── Records to use ──
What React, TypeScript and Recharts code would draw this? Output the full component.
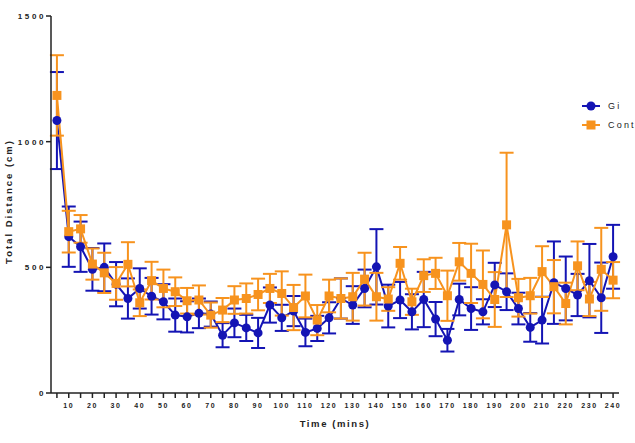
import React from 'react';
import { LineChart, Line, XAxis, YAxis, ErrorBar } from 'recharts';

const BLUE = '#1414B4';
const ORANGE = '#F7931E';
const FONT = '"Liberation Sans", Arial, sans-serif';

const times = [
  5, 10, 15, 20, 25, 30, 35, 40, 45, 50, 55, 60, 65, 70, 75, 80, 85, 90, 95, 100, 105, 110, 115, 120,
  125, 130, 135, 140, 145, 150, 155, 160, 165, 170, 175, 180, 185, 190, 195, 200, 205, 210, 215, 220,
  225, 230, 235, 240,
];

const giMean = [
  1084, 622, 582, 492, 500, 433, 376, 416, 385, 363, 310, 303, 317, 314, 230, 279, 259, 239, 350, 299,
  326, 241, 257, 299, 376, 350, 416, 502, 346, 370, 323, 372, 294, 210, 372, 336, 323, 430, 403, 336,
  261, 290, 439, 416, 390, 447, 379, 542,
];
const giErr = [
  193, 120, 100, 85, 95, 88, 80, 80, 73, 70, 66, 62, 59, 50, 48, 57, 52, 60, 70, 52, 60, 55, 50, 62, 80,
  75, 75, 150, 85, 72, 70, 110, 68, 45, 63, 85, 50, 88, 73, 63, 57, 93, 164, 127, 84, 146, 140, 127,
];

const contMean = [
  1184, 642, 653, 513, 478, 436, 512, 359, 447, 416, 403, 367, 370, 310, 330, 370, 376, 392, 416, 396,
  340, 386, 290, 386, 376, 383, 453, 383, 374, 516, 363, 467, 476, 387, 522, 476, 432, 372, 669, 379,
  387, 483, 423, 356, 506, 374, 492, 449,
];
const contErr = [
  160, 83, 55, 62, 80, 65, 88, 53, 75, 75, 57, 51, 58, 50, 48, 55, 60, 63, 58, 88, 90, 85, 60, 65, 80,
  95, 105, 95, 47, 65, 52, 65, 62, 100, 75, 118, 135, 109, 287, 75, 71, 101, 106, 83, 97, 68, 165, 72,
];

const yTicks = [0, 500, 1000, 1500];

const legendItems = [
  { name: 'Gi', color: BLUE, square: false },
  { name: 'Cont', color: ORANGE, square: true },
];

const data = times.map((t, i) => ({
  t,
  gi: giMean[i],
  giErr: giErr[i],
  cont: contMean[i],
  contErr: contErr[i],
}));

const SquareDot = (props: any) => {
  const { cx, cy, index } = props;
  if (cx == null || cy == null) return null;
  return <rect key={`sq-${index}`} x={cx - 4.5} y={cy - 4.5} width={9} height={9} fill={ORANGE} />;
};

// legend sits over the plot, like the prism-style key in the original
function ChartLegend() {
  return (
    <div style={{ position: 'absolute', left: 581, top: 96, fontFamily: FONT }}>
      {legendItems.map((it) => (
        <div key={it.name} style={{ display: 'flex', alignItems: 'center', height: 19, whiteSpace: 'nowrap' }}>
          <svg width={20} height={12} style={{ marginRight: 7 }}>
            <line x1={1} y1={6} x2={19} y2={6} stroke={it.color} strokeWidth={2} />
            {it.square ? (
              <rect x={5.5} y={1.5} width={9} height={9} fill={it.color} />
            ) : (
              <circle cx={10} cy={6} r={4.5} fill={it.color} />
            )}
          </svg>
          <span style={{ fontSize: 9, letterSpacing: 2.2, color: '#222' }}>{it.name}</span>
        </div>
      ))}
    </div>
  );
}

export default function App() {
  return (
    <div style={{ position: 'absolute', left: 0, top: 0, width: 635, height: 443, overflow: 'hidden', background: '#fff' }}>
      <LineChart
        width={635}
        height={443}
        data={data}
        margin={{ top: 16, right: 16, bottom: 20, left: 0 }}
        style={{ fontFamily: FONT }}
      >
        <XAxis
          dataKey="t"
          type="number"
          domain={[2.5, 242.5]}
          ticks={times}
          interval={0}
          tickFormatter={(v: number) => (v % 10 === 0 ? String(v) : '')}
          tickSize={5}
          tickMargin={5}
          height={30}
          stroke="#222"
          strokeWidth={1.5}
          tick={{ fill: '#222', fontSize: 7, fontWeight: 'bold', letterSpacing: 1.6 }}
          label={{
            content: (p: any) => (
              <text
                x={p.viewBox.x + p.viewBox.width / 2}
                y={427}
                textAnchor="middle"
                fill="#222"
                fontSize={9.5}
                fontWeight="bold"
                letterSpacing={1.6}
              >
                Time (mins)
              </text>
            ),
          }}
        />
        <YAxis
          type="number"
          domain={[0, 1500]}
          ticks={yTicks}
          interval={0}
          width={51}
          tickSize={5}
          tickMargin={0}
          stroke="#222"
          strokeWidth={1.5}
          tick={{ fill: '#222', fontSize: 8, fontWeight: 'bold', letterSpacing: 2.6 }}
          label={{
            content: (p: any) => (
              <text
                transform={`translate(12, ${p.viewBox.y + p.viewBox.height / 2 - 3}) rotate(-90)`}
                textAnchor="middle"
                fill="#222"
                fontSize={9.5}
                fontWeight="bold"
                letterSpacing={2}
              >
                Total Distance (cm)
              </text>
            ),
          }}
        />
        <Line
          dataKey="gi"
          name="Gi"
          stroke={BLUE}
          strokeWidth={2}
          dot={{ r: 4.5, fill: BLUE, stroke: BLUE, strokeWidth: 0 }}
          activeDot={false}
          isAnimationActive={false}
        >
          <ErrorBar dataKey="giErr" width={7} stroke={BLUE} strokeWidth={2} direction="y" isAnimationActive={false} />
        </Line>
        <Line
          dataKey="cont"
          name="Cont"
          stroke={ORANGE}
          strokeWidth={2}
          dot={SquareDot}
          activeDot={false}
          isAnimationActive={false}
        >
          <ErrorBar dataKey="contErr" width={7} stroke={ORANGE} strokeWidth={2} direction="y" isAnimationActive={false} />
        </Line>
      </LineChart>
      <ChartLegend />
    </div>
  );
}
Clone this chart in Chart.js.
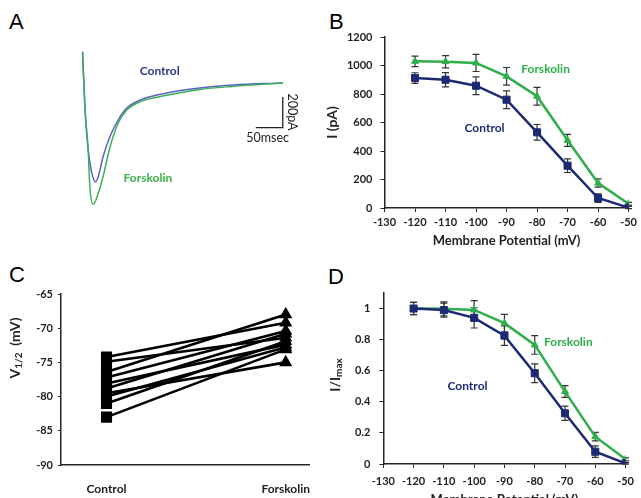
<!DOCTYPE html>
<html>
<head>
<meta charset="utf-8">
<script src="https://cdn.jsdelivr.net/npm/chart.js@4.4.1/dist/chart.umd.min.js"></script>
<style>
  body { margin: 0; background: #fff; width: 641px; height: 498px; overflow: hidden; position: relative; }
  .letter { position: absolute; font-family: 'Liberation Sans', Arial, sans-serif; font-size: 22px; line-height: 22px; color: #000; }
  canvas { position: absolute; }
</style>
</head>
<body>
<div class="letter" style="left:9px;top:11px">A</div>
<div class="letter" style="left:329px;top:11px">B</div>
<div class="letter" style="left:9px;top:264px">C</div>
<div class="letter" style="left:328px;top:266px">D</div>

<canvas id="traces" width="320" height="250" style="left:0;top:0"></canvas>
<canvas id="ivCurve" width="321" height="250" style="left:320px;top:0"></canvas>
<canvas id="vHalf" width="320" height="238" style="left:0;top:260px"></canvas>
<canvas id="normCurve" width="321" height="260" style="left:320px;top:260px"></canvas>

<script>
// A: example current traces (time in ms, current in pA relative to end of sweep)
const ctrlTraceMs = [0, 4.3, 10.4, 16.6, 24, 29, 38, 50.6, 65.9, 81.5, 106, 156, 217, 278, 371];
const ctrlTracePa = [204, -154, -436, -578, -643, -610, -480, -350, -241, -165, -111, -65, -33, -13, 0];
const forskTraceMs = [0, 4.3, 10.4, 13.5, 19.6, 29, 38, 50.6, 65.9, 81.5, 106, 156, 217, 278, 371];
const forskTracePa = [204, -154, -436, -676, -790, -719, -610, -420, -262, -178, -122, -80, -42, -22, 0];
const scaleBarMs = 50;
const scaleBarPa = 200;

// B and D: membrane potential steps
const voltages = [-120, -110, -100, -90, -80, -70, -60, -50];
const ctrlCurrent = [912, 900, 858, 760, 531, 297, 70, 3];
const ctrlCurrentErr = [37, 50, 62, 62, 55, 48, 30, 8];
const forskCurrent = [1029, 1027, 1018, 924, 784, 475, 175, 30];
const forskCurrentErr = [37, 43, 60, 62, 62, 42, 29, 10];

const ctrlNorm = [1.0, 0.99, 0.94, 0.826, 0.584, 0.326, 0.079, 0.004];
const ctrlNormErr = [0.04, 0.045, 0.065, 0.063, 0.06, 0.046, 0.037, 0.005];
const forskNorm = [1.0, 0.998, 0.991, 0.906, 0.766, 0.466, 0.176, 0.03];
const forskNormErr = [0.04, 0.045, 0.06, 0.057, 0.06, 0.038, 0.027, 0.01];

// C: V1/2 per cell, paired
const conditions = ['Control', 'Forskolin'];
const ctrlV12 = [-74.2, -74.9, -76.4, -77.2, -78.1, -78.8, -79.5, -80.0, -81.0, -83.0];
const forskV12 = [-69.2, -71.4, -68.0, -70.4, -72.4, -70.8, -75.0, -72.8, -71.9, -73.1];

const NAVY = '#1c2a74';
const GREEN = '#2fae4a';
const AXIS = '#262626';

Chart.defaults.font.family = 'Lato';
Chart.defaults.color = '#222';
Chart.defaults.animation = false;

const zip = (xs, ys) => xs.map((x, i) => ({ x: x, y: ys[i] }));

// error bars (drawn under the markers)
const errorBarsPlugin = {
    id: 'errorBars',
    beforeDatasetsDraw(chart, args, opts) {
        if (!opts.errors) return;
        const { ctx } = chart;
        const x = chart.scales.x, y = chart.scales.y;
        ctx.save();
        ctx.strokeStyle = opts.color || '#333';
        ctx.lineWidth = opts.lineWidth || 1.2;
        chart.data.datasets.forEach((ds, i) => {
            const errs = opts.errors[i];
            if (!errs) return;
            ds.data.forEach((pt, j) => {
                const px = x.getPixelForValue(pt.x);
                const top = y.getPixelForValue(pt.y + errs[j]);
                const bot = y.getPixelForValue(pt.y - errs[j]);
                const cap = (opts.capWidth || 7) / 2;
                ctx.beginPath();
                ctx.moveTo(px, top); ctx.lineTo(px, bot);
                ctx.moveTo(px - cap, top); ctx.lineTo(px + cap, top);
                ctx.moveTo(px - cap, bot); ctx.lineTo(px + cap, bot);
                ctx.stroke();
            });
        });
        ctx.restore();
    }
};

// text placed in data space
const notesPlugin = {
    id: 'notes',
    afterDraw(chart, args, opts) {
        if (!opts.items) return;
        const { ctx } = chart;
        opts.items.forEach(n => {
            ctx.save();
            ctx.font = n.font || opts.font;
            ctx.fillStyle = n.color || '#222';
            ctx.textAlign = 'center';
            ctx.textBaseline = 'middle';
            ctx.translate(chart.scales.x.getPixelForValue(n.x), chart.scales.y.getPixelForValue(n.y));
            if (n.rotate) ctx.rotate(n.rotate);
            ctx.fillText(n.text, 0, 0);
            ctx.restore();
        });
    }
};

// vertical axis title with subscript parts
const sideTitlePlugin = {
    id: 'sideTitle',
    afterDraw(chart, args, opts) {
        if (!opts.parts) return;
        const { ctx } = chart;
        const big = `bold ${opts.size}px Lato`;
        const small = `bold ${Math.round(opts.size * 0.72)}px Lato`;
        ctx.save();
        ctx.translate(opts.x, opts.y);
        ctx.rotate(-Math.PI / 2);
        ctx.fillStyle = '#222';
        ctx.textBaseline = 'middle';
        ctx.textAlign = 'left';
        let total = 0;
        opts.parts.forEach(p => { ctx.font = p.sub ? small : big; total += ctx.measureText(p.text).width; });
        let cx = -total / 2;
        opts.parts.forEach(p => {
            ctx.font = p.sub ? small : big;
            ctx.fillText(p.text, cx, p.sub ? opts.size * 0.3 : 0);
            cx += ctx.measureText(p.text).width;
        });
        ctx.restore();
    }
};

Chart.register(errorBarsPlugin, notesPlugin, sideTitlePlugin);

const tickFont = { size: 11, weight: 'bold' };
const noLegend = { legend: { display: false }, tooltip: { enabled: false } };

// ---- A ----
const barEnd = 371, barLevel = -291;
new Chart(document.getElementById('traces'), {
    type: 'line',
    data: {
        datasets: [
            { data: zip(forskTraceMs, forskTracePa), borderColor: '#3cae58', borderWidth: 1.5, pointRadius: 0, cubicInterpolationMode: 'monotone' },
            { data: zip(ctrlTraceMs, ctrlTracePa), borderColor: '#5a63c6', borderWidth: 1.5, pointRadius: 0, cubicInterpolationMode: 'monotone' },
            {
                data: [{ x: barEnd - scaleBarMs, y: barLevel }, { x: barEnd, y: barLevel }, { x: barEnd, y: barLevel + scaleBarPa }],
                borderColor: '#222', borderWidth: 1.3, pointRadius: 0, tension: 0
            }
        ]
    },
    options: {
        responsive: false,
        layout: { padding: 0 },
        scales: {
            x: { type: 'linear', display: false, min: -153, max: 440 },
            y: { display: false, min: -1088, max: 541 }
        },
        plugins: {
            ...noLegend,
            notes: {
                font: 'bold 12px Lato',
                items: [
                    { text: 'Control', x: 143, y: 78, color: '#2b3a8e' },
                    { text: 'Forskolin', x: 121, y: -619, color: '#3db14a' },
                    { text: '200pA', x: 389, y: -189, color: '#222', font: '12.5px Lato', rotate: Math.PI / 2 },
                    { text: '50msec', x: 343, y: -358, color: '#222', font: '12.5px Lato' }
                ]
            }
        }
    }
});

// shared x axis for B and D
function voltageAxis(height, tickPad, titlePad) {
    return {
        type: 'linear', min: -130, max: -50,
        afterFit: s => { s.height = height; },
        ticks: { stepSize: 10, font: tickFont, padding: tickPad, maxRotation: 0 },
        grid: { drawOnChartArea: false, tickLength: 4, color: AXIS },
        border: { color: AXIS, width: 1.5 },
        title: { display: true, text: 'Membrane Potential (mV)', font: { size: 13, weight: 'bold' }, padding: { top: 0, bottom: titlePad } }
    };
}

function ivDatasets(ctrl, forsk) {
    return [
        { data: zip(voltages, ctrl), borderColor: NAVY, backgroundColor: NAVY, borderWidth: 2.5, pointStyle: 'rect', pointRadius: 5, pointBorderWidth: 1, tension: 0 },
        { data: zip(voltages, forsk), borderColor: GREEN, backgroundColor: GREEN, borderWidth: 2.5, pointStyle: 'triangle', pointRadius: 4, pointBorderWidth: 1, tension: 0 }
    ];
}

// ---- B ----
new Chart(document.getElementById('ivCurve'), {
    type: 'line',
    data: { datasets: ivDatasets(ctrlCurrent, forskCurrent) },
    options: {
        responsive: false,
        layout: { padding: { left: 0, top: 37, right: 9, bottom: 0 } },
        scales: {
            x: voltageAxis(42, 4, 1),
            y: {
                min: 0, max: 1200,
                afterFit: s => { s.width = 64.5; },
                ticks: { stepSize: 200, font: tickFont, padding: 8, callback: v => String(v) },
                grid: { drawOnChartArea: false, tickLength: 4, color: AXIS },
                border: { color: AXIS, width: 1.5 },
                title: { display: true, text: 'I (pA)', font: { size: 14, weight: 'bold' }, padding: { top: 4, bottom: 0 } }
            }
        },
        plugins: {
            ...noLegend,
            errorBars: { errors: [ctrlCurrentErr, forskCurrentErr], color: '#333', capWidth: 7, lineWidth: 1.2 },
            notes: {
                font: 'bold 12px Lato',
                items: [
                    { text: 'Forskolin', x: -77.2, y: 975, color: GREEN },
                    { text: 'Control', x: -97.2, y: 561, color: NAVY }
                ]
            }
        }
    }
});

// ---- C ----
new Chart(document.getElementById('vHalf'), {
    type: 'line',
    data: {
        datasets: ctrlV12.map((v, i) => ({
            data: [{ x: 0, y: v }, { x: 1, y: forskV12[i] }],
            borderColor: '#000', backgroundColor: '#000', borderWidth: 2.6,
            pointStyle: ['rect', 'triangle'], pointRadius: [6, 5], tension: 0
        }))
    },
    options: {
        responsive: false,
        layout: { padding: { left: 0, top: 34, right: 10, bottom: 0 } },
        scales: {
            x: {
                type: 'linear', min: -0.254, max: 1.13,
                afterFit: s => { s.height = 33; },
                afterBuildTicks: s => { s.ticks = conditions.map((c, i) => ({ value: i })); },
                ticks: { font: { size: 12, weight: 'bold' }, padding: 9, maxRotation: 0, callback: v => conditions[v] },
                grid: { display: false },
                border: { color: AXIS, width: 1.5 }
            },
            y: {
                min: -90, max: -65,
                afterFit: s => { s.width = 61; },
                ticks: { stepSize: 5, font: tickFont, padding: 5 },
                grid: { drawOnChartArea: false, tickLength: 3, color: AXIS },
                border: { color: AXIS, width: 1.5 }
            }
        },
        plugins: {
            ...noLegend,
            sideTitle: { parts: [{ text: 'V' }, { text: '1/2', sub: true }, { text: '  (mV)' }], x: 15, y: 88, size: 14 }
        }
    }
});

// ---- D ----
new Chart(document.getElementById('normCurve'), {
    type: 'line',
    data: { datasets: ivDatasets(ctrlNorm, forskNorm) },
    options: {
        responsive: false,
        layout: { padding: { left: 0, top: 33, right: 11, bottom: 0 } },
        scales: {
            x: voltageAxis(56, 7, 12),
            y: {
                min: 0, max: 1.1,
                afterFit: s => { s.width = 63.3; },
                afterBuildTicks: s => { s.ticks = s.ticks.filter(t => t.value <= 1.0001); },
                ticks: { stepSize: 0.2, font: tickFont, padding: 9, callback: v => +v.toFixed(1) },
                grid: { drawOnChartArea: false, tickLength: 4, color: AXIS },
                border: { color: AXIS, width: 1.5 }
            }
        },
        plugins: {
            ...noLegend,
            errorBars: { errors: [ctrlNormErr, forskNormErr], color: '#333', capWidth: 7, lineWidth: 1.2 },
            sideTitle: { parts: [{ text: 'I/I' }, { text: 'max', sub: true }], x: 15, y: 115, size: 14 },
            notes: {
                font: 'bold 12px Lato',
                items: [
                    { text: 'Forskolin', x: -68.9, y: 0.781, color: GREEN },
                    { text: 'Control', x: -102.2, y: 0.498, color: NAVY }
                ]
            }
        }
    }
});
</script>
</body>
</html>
───
→ Written request: Only the lines from the one holding "Clone this chart in Chart.js." to the one holding "const scaleBarPa = 200;" should be returned, both included and exactly as written, with no pictures.

→ Written reply:
Clone this chart in Chart.js.
<!DOCTYPE html>
<html>
<head>
<meta charset="utf-8">
<script src="https://cdn.jsdelivr.net/npm/chart.js@4.4.1/dist/chart.umd.min.js"></script>
<style>
  body { margin: 0; background: #fff; width: 641px; height: 498px; overflow: hidden; position: relative; }
  .letter { position: absolute; font-family: 'Liberation Sans', Arial, sans-serif; font-size: 22px; line-height: 22px; color: #000; }
  canvas { position: absolute; }
</style>
</head>
<body>
<div class="letter" style="left:9px;top:11px">A</div>
<div class="letter" style="left:329px;top:11px">B</div>
<div class="letter" style="left:9px;top:264px">C</div>
<div class="letter" style="left:328px;top:266px">D</div>

<canvas id="traces" width="320" height="250" style="left:0;top:0"></canvas>
<canvas id="ivCurve" width="321" height="250" style="left:320px;top:0"></canvas>
<canvas id="vHalf" width="320" height="238" style="left:0;top:260px"></canvas>
<canvas id="normCurve" width="321" height="260" style="left:320px;top:260px"></canvas>

<script>
// A: example current traces (time in ms, current in pA relative to end of sweep)
const ctrlTraceMs = [0, 4.3, 10.4, 16.6, 24, 29, 38, 50.6, 65.9, 81.5, 106, 156, 217, 278, 371];
const ctrlTracePa = [204, -154, -436, -578, -643, -610, -480, -350, -241, -165, -111, -65, -33, -13, 0];
const forskTraceMs = [0, 4.3, 10.4, 13.5, 19.6, 29, 38, 50.6, 65.9, 81.5, 106, 156, 217, 278, 371];
const forskTracePa = [204, -154, -436, -676, -790, -719, -610, -420, -262, -178, -122, -80, -42, -22, 0];
const scaleBarMs = 50;
const scaleBarPa = 200;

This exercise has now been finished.